| ROWS |
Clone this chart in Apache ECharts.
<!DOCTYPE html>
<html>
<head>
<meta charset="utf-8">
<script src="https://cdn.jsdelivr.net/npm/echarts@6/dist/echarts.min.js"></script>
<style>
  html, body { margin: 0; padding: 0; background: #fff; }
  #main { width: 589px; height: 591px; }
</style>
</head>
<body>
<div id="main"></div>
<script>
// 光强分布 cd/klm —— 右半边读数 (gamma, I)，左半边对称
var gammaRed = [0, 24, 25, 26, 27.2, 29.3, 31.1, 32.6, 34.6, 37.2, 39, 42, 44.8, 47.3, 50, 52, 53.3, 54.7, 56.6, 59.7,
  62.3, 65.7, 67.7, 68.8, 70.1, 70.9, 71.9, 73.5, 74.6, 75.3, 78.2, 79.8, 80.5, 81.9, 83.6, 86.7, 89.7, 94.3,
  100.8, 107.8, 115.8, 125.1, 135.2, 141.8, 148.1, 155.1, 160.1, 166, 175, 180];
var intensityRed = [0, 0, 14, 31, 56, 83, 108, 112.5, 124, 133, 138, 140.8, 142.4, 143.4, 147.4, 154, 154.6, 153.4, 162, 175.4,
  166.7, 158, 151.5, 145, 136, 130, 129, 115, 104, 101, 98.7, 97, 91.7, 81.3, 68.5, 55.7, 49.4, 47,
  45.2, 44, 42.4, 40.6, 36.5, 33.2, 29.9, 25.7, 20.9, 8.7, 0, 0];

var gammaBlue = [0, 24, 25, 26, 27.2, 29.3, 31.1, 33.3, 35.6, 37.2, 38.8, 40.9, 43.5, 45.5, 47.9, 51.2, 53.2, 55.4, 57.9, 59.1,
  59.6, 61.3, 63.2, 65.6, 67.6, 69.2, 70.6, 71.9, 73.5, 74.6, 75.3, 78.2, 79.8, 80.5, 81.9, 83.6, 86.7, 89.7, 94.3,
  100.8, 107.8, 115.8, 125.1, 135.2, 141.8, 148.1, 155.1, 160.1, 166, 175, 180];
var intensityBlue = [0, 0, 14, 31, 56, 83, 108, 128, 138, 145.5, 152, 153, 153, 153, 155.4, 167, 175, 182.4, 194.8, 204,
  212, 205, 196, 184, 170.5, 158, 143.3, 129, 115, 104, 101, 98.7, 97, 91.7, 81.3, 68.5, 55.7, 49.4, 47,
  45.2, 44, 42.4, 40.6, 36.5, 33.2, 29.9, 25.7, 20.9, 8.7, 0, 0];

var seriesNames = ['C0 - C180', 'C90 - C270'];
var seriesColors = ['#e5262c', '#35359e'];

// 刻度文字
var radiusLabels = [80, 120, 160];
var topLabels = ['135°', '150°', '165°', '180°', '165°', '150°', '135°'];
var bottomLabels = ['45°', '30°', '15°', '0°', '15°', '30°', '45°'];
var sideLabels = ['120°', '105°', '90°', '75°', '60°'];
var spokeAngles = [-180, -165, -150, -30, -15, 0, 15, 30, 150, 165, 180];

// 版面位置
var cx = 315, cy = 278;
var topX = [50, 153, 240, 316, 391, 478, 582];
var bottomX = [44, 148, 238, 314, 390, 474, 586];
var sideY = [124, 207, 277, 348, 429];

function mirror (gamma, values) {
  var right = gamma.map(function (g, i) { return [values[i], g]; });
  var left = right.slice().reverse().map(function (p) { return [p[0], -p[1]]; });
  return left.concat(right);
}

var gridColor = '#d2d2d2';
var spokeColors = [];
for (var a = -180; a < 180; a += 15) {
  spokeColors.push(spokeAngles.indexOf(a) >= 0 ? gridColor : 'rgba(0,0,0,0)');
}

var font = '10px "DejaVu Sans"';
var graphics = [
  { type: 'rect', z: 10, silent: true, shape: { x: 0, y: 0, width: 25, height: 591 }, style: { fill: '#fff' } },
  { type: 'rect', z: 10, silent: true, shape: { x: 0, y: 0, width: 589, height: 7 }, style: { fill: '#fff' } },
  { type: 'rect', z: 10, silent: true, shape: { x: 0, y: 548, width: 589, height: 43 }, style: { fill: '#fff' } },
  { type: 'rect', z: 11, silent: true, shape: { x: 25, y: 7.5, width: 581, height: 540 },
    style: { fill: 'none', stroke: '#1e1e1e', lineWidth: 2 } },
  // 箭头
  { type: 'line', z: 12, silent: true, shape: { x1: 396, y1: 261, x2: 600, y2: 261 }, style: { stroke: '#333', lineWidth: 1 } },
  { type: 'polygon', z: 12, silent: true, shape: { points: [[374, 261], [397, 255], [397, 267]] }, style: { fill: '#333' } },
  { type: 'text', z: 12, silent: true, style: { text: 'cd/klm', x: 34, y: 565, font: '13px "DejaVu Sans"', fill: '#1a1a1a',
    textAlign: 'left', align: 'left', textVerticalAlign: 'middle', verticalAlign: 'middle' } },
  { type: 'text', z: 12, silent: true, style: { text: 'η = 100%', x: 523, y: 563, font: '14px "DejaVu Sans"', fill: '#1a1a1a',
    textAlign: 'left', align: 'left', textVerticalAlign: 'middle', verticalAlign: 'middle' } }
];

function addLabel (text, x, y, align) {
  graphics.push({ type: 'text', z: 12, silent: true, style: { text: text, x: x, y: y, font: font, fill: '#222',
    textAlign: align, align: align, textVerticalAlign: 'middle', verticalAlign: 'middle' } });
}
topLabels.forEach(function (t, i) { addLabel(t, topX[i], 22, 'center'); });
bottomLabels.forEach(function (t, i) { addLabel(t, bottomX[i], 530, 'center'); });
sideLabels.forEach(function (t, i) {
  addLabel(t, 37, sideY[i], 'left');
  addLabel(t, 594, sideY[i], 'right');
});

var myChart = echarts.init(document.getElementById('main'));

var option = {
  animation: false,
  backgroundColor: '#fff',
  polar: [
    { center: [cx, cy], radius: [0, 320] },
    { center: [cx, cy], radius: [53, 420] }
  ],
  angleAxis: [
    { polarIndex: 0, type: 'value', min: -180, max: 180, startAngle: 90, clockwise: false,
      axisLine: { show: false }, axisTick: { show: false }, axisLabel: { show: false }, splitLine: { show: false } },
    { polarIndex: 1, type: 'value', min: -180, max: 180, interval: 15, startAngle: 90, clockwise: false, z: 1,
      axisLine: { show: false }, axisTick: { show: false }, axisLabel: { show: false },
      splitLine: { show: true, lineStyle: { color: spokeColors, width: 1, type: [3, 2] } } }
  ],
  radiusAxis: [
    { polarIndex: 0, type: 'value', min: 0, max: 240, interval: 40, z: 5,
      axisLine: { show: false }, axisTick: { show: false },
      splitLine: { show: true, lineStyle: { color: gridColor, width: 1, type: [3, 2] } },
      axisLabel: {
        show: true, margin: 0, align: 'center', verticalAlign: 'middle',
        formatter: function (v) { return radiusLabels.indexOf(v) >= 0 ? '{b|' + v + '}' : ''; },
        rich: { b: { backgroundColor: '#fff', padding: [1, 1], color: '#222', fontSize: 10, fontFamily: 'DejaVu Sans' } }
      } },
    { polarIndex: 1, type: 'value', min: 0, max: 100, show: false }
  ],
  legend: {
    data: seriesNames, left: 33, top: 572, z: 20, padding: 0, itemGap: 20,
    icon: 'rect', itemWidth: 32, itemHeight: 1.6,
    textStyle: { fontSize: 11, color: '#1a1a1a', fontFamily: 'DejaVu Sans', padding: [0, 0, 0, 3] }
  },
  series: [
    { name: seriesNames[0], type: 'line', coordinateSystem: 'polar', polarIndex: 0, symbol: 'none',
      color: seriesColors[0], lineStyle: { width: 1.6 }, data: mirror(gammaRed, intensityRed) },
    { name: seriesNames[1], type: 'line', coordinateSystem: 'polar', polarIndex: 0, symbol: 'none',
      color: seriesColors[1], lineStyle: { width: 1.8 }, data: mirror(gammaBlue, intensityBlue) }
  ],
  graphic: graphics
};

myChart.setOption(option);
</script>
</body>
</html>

==

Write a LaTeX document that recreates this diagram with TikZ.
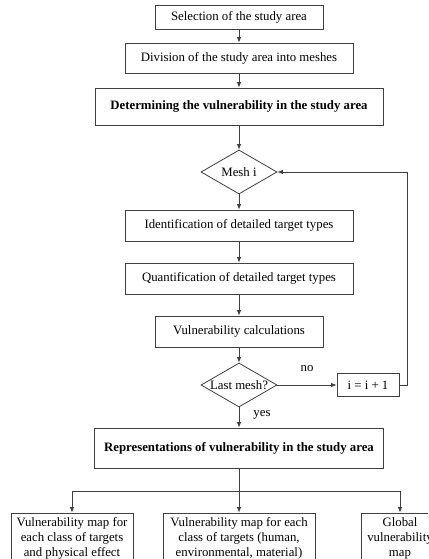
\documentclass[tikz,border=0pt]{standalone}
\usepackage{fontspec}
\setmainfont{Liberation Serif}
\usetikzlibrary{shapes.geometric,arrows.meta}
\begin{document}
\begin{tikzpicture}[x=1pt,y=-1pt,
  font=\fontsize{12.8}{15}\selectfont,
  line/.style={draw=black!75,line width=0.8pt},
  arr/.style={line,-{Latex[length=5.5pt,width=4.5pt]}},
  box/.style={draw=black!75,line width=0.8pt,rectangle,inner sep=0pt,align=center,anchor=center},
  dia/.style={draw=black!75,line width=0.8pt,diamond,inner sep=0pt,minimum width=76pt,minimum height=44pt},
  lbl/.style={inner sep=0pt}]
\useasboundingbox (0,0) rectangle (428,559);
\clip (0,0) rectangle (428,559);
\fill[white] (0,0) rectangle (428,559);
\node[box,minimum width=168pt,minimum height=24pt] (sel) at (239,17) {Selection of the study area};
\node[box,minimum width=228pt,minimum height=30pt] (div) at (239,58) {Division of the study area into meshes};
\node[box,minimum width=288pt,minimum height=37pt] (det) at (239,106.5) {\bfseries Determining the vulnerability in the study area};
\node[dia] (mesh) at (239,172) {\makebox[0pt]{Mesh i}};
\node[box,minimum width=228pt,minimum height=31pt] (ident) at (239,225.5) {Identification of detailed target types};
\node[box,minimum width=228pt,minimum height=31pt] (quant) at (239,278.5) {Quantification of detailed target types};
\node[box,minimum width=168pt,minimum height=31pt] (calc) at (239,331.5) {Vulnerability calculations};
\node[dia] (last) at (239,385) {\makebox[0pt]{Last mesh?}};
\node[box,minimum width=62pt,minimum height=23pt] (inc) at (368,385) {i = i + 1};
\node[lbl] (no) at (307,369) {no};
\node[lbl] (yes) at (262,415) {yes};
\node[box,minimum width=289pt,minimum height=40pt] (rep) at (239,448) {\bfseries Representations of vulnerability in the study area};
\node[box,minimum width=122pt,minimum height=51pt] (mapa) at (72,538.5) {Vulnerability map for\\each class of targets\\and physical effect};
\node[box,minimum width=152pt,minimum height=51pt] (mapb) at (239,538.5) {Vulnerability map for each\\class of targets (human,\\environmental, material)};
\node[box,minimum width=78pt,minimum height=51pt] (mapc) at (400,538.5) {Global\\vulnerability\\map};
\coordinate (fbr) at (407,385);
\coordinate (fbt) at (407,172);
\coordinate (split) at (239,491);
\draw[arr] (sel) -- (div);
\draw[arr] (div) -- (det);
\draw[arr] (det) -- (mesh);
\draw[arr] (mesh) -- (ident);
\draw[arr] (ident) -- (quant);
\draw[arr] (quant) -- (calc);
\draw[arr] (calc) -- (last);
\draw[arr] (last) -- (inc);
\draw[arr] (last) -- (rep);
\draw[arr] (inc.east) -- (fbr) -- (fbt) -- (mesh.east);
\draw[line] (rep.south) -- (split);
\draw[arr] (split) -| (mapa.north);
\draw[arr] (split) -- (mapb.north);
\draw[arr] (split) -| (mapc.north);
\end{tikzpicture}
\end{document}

| JOB |
Working from the listing above, pick out every line that has "this" and copy it.

| ANSWER FOR THE TASK |
Clone this chart in Apache ECharts.
Write a LaTeX document that recreates this diagram with TikZ.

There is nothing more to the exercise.